> TASK DIRECTIONS:
Nothing but the lines from the top of the data to the line holding "import pandas as pd" should be printed, word for word and both ends included; leave the pictures out.

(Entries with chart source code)

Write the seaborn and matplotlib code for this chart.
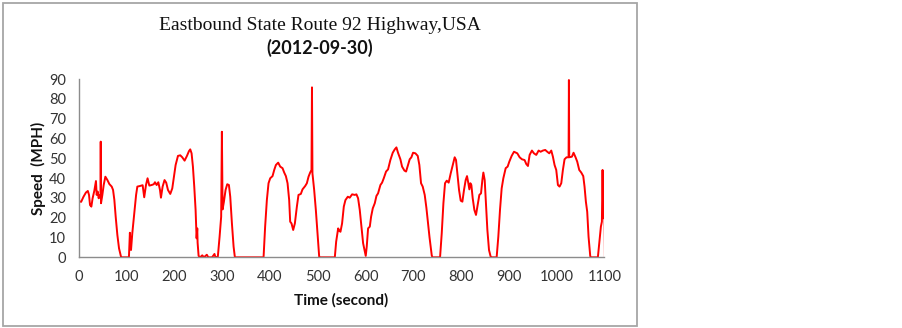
import matplotlib
matplotlib.use("Agg")
import matplotlib.pyplot as plt
import matplotlib.patches as patches
import seaborn as sns
import pandas as pd

time_s = [0, 5, 10, 15, 19, 21.5, 23.6, 26.4, 29, 32.7, 36, 37.5, 39.7, 41.7, 43.8, 45.5, 46, 46.6,
          49.4, 52.2, 55.7, 60, 64, 69, 71.8, 74.5, 77.3, 80.8, 84.3, 88.4, 89.5, 105, 107, 109.4,
          112, 116, 120, 122.6, 128, 133.7, 137, 140.7, 144, 147.7, 152.5, 157, 159.5, 163, 166.5,
          170, 172, 175.5, 179.5, 183, 186.7, 191.5, 195.7, 199.2, 202.7, 207.6, 212.4, 216.6,
          221.5, 226.4, 230.6, 233.3, 236.1, 238.9, 241.7, 244.5, 246.6, 248, 248.7, 250.8, 254,
          258.4, 262, 268, 271, 279, 284, 286, 291, 294.7, 298, 299.5, 301, 303.7, 307.2, 310.7,
          314.2, 317, 320.5, 324, 326.7, 386.7, 390, 393.6, 397.1, 400.6, 405.5, 409, 412.5, 417.3,
          421.5, 426.4, 429.9, 433.4, 436.9, 440.3, 442.4, 445.2, 448.7, 452.2, 456.4, 459.8, 464.7,
          468.2, 473.8, 477.3, 480.8, 484.2, 487, 488, 489, 492.6, 496.1, 499.6, 503.1, 505, 535.8,
          538.6, 542.8, 545.6, 547.6, 551, 554.6, 558, 563, 567, 572, 577.6, 581, 584.5, 588, 591.5,
          595, 598.5, 600.5, 602.6, 605.4, 609, 611.7, 615.2, 619.4, 622.9, 626.3, 631.2, 634.7,
          638.2, 643, 647.2, 652, 657, 661.2, 664.7, 668, 673, 676.5, 681.4, 684.9, 689, 692.5, 696,
          699.5, 704.4, 709.3, 712.7, 716.2, 719.7, 723.9, 727.4, 731, 734, 738.6, 740, 756, 759.5,
          763, 766.4, 770, 774, 778.3, 782.5, 786.6, 789.4, 792.2, 795.7, 799.2, 802.7, 806.1, 809.6,
          812.4, 815.2, 817.3, 819.4, 821.5, 824.3, 827.8, 831.2, 834.7, 838.2, 841.7, 844.5, 846.6,
          849.4, 852.1, 855, 858.4, 861.9, 863, 874.4, 877.9, 881.4, 884.9, 888.4, 893.3, 897.4,
          900.9, 905.8, 910.7, 917.6, 922.5, 927.3, 932.9, 936.4, 939.9, 943.4, 948.2, 952.4, 957.3,
          962.2, 966.4, 971.2, 976.1, 980.3, 984.5, 988.7, 992.1, 995.6, 999.1, 1002.6, 1006, 1009.6,
          1013, 1016.5, 1020.7, 1024.9, 1025.6, 1026.3, 1031.9, 1035.3, 1039.5, 1043, 1047.2, 1051.4,
          1055.6, 1058.3, 1061.1, 1063.9, 1066.7, 1070.2, 1071, 1086.2, 1089.7, 1092.5, 1094.6, 1096,
          1097.4, 1098.8, 1100.2, 1100.9]

speed_mph = [28.4, 28, 30.6, 32.7, 33.5, 31.5, 26.4, 25.6, 29.8, 33.7, 38.5, 31.5, 33.2, 29.8, 31.5, 30, 58.4, 27.3,
             31.5, 36.5, 40.7, 39, 37, 35.7, 34, 29, 20.5, 11.3, 4.5, 0.3, 0, 0, 12.4, 3.7,
             12, 22, 31.5, 35.7, 36, 36.4, 30.3, 36.5, 39.9, 36.2, 36.5, 36.9, 37.9, 36.5, 37.9,
             34, 30.1, 35.7, 39, 37.7, 34, 32, 34.8, 40.7, 46.6, 51.2, 51.5, 50.5,
             48.8, 51.2, 53.6, 54.5, 52.5, 45.8, 35.7, 23.9, 9.6, 14.6, 7.4, 0.7, 0,
             1, 0, 1.3, 0, 0, 1.7, 0, 0.3, 10.4, 20.5, 63.4, 24.2, 28, 34, 36.9,
             36.5, 30.6, 17.1, 5.4, 0, 0, 15.5, 28.9, 37.4, 39.9, 41, 44.1, 46.6, 47.8,
             45.8, 45, 42.8, 41, 37.4, 28.9, 18, 17.1, 13.8, 17.1, 25.6, 31.5, 32,
             34.3, 36, 37.4, 40.7, 42.8, 44.1, 85.8, 42.4, 34, 23.9, 12.1, 0.3, 0, 0,
             7.9, 14.6, 13.3, 12.9, 17.1, 25.6, 28.9, 30.6, 30.1, 31.8, 31.5, 31.8, 29.8, 23.9, 15.5,
             7.1, 2.9, 0.7, 5.4, 14.6, 15.5, 20.5, 24.7, 27.3, 31, 32.3, 36.5, 37.7,
             39.9, 43.3, 44.4, 49.1, 52.8, 54.5, 55.5, 52.8, 49.5, 45.8, 43.8, 43.3, 46.6, 49.5, 50.5,
             52.8, 52.5, 51.2, 46.6, 37.4, 35.7, 31.5, 25, 17, 10, 1, 0, 0, 12.1,
             27.3, 37.4, 38.7, 37.7, 42.4, 46.6, 50.5, 49.1, 42.4, 34, 28.6, 28.1, 34, 39,
             41, 37.4, 34.3, 37.4, 36.5, 29.8, 23.9, 21.4, 26.4, 31.5, 32.3, 39, 42.8,
             39, 27.3, 13.8, 3.7, 0.3, 0, 0, 10.4, 23.9, 34.8, 39.9, 45, 45.8,
             48.3, 51.2, 53.3, 52.5, 50.5, 49.5, 49.1, 47.1, 46.1, 51.7, 53.9, 52.5, 51.7,
             53.9, 53.3, 53.9, 54.2, 53.3, 52.5, 53.9, 50.8, 46.6, 44.1, 36.5, 35.7, 37.4,
             44.1, 49.5, 50.5, 50.5, 89.5, 50.5, 50.8, 52.8, 50.5, 48.3, 44.1, 42.8,
             41, 35.7, 28.1, 23, 10.4, 0.7, 0, 0, 8.7, 15.5, 18, 44.1,
             19.7, 28.9, 23.9, 0]

title_line1 = "Eastbound State Route 92 Highway,USA"
title_line2 = "(2012-09-30)"
x_label = "Time (second)"
y_label = "Speed  (MPH)"
x_ticks = list(range(0, 1101, 100))
y_ticks = list(range(0, 91, 10))

df = pd.DataFrame({"time": time_s, "speed": speed_mph})

sns.set_style("white")
plt.rcParams["font.family"] = ["Lato", "DejaVu Sans"]

fig = plt.figure(figsize=(9.03, 3.28), dpi=100)
ax = fig.add_axes([0.0872, 0.2155, 0.5822, 0.5435])

sns.lineplot(data=df, x="time", y="speed", ax=ax, color="#FF0000", linewidth=1.4,
             sort=False, estimator=None)

ax.set_xlim(0, 1100)
ax.set_ylim(0, 90)
ax.set_xticks(x_ticks)
ax.set_yticks(y_ticks)
ax.tick_params(axis="both", direction="out", length=4, width=1, color="#8C8C8C",
               labelsize=10.5, labelcolor="#333333", pad=5)
for side in ["top", "right"]:
    ax.spines[side].set_visible(False)
for side in ["left", "bottom"]:
    ax.spines[side].set_color("#8C8C8C")
    ax.spines[side].set_linewidth(1)

ax.set_xlabel(x_label, fontsize=11, fontweight="bold", color="#111111", labelpad=7)
ax.set_ylabel(y_label, fontsize=11, fontweight="bold", color="#111111", labelpad=2)

fig.text(320 / 903, 1 - 26 / 328, title_line1, ha="center", va="center", fontsize=14,
         family=["Liberation Serif", "DejaVu Serif"], color="#111111")
fig.text(320 / 903, 1 - 48 / 328, title_line2, ha="center", va="center", fontsize=13,
         fontweight="bold", family=["Lato", "DejaVu Sans"], color="#111111")

border = patches.Rectangle((3.5 / 903, 2.5 / 328), (637 - 3.5) / 903, (325.5 - 2.5) / 328,
                           transform=fig.transFigure, fill=False, edgecolor="#A6A6A6",
                           linewidth=1.3)
fig.patches.append(border)

fig.savefig("out.png", dpi=100, facecolor="white")
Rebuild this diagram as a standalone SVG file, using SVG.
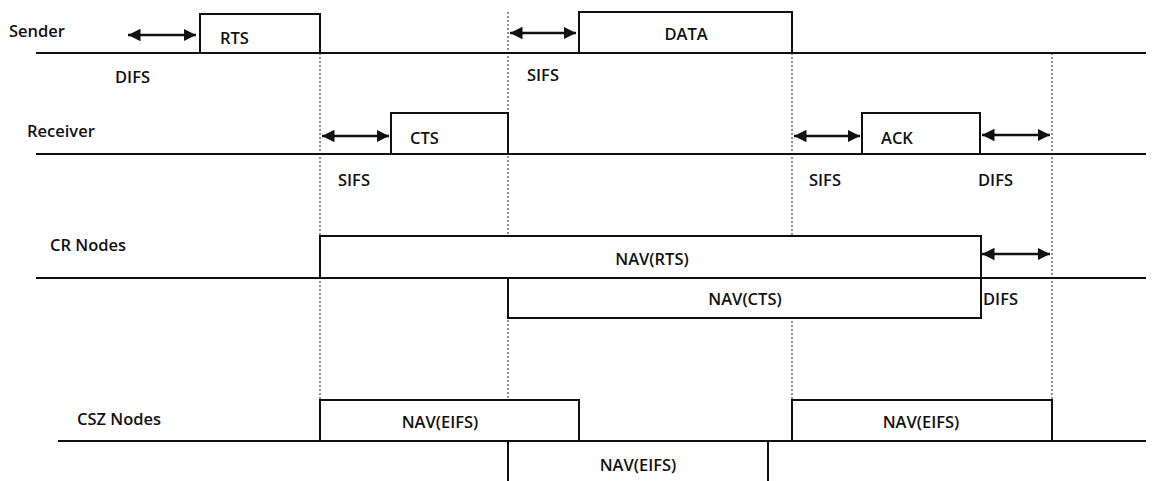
<svg xmlns="http://www.w3.org/2000/svg" width="1166" height="481" viewBox="0 0 1166 481">
<style>
text{font-family:"Open Sans","Liberation Sans",sans-serif;font-size:16.5px;font-weight:600;fill:#111}
.c{text-anchor:middle}
.base{stroke:#111;stroke-width:2;fill:none}
.box{stroke:#111;stroke-width:2;fill:#fff}
.dot{stroke:#222;stroke-width:1;stroke-dasharray:2,2;fill:none}
.arr{stroke:#111;stroke-width:2.5;fill:none;marker-start:url(#ah);marker-end:url(#ah)}
</style>
<defs>
<marker id="ah" viewBox="0 0 10 10" refX="10" refY="5" markerWidth="5" markerHeight="5" orient="auto-start-reverse" markerUnits="strokeWidth">
<path d="M0,0 L10,5 L0,10 z" fill="#111"/>
</marker>
</defs>
<rect width="1166" height="481" fill="#fff"/>
<g id="guides">
<line class="dot" x1="320" y1="53" x2="320" y2="400"/>
<line class="dot" x1="508" y1="12" x2="508" y2="441"/>
<line class="dot" x1="792" y1="53" x2="792" y2="400"/>
<line class="dot" x1="1052" y1="53" x2="1052" y2="400"/>
</g>
<g id="baselines">
<line class="base" x1="36" y1="53" x2="1146" y2="53"/>
<line class="base" x1="36" y1="154" x2="1146" y2="154"/>
<line class="base" x1="36" y1="278" x2="1146" y2="278"/>
<line class="base" x1="58" y1="441" x2="1146" y2="441"/>
</g>
<g id="sender">
<text x="9" y="37">Sender</text>
<text x="115" y="83">DIFS</text>
</g>
<g id="rts"><rect class="box" x="200" y="14" width="120" height="39"/><text x="220" y="44">RTS</text></g>
<g id="data"><rect class="box" x="579" y="12" width="213" height="41"/><text class="c" x="686" y="40">DATA</text></g>
<g id="sifs1"><text x="527" y="81">SIFS</text></g>
<g id="receiver"><text x="27" y="137">Receiver</text></g>
<g id="cts"><rect class="box" x="391" y="113" width="117" height="41"/><text x="410" y="144">CTS</text></g>
<g id="sifs2"><text x="338" y="186">SIFS</text></g>
<g id="ack"><rect class="box" x="862" y="113" width="118" height="41"/><text x="881" y="144">ACK</text></g>
<g id="sifs3"><text x="809" y="186">SIFS</text></g>
<g id="difs2"><text x="978" y="186">DIFS</text></g>
<g id="crnodes"><text x="50" y="251">CR Nodes</text></g>
<g id="navrts"><rect class="box" x="320" y="236" width="661" height="42"/><text class="c" x="652" y="265">NAV(RTS)</text></g>
<g id="navcts"><rect class="box" x="508" y="278" width="473" height="40"/><text class="c" x="745" y="305">NAV(CTS)</text></g>
<g id="difs3"><text x="983" y="305">DIFS</text></g>
<g id="csznodes"><text x="77" y="425">CSZ Nodes</text></g>
<g id="naveifs1"><rect class="box" x="320" y="400" width="259" height="41"/><text class="c" x="440" y="428">NAV(EIFS)</text></g>
<g id="naveifs2"><rect class="box" x="792" y="400" width="260" height="41"/><text class="c" x="921" y="428">NAV(EIFS)</text></g>
<g id="naveifs3"><rect class="box" x="508" y="441" width="260" height="42"/><text class="c" x="638" y="471">NAV(EIFS)</text></g>
<g id="connectors">
<line class="arr" x1="128" y1="35" x2="196" y2="35"/>
<line class="arr" x1="510" y1="33" x2="576" y2="33"/>
<line class="arr" x1="322" y1="136" x2="389" y2="136"/>
<line class="arr" x1="794" y1="136" x2="860" y2="136"/>
<line class="arr" x1="982" y1="135" x2="1050" y2="135"/>
<line class="arr" x1="982" y1="254" x2="1050" y2="254"/>
</g>
</svg>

> ANSWER FOR THE TASK:
Write the seaborn and matplotlib code for this chart.
import matplotlib
matplotlib.use("Agg")
import matplotlib.pyplot as plt
import matplotlib.patches as patches
import seaborn as sns
import pandas as pd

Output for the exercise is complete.